If the opposition movement decides to change the way they protest and say, for example, they set up a tent city outside the Kremlin – a “madian.ru”, something similar to what happened in Kyiv on Maiden Square (the scene of the Orange Revolution in Ukraine in 2004-2005 – editor’s note). I can’t really see Putin allowing that at all.
But the real question is whether the momentum we have seen in the past few months can continue. Or the authorities can try to reduce the public space for protesters or even try and crackdown on the movement.
Arguably it is in the authorities’ interest to let the protests continue. It would actually allow the opposition to channel their energy into something like party building. And if they do this, it would quite likely lead to more parties in Russian politics, with several parties where the opposition could align or divide itself. But it is far from clear that the authorities will make a rational decision. So a crackdown is entirely possible.
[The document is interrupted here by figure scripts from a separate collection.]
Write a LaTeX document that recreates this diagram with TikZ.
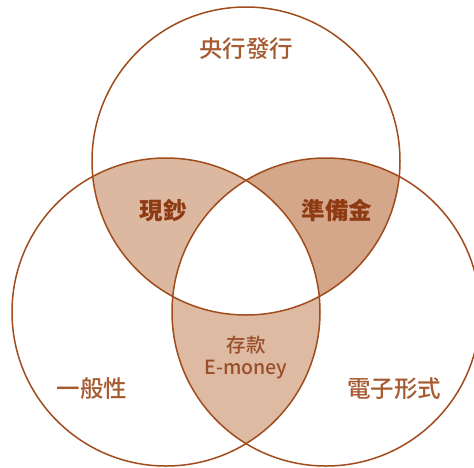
\documentclass[tikz,border=0pt]{standalone}
\usepackage{fontspec}
\setmainfont{Noto Sans CJK TC}
\newfontfamily\mediumcjk{Noto Sans CJK TC Medium}
\definecolor{rim}{HTML}{A04C1C}
\definecolor{cashfill}{HTML}{DDB8A0}
\definecolor{reservefill}{HTML}{D4A68A}
\definecolor{depositfill}{HTML}{DEBAA3}
\definecolor{darklabel}{HTML}{8E3A12}
\definecolor{lightlabel}{HTML}{A65A30}
\tikzset{
  ring/.style={draw=rim, line width=1.5pt},
  setlabel/.style={text=lightlabel, font=\mediumcjk\fontsize{23.5}{26}\selectfont},
  lenslabel/.style={text=darklabel, font=\fontsize{23.5}{26}\selectfont\bfseries},
  midlabel/.style={text=darklabel!90!white, font=\mediumcjk\fontsize{19.5}{24}\selectfont, align=center}
}
\begin{document}
\begin{tikzpicture}[x=1pt, y=-1pt]
\useasboundingbox (0,0) rectangle (474,467);
\clip (0,0) rectangle (474,467);
\fill[white] (0,0) rectangle (474,467);

% circle centres
\coordinate (top) at (246,161);
\coordinate (left) at (166,312);
\coordinate (right) at (326,312);

% shaded lenses
\begin{scope}
\clip (top) circle (154pt);
\fill[cashfill] (left) circle (154pt);
\fill[reservefill] (right) circle (154pt);
\end{scope}
\begin{scope}
\clip (left) circle (154pt);
\fill[depositfill] (right) circle (154pt);
\clip (right) circle (154pt);
\fill[white] (top) circle (154pt);
\end{scope}

\draw[ring] (top) circle (154pt);
\draw[ring] (left) circle (154pt);
\draw[ring] (right) circle (154pt);

% labels
\node[setlabel] (issuer) at (246,49) {央行發行};
\node[setlabel] (general) at (92,389) {一般性};
\node[setlabel] (digital) at (394,389) {電子形式};
\node[lenslabel] (cash) at (163,211) {現鈔};
\node[lenslabel] (reserve) at (337,211) {準備金};
\node[midlabel] (deposit) at (246,345) {存款};
\node[midlabel] (emoney) at (246,370) {E-money};
\end{tikzpicture}
\end{document}
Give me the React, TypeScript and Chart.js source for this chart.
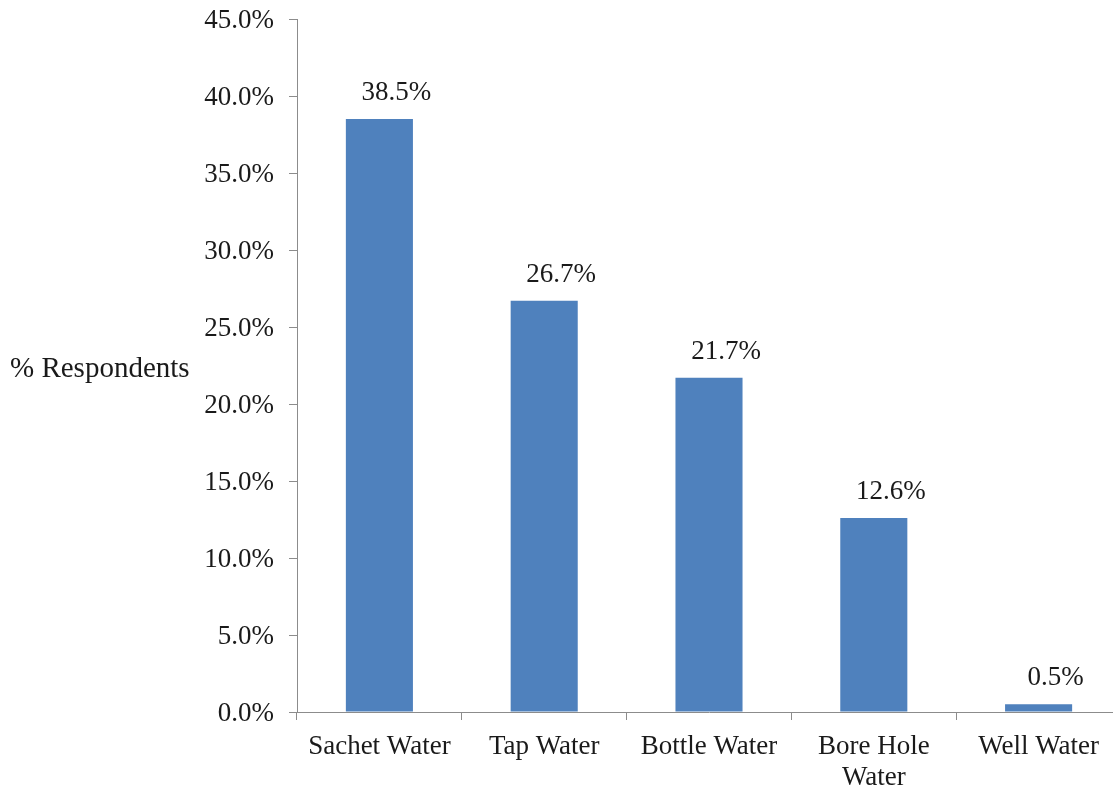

Do you think Putin could actually concede to the protest movement and implement reforms or give in to demands?
In the political sphere, the Kremlin’s natural instinct is still to fake reforms, but not actually implement anything. However, it is entirely possible to see some changes in the social and economic sectors. Most people expect Alexei Kudrin (Former Minister of Finance) to come back or play a role behind the scenes. But it is well known that that Medvedev and Kudrin won’t share the same room let alone be in the same government. So putting together an effective reform agenda may prove difficult in personnel terms.
Another possibility is that new Duma elections will take place in 2014. Putin could dissolve United Russia (Vladimir Putin’s political party – editor’s note) into two or more parties: most likely a “liberal” Kudrinist party and a more “nationalist” party led by someone like Dmitry Rogozin (Russia’s ambassador to NATO – editor’s note). In which case, the Kremlin could even win Duma elections. Yes, Russia is split – but it is not split 50/50. We have an active anti-Putin minority and a passive majority, or plurality.
However, I think the biggest take away from today’s election is that Putin essentially ran a grab-bag campaign. Picking out old themes here and there – stability, spending money on social programmes, etc. And by doing so, Putin was able to garner a plurality.
But there was no big theme this time around when compared to his previous election campaigns. This time, Putin has basically stumbled over the finish line, and it is not at all clear what his next term will actually be about.
Andrew Wilson is a Senior Policy Fellow with the European Council on Foreign Relations (ECFR).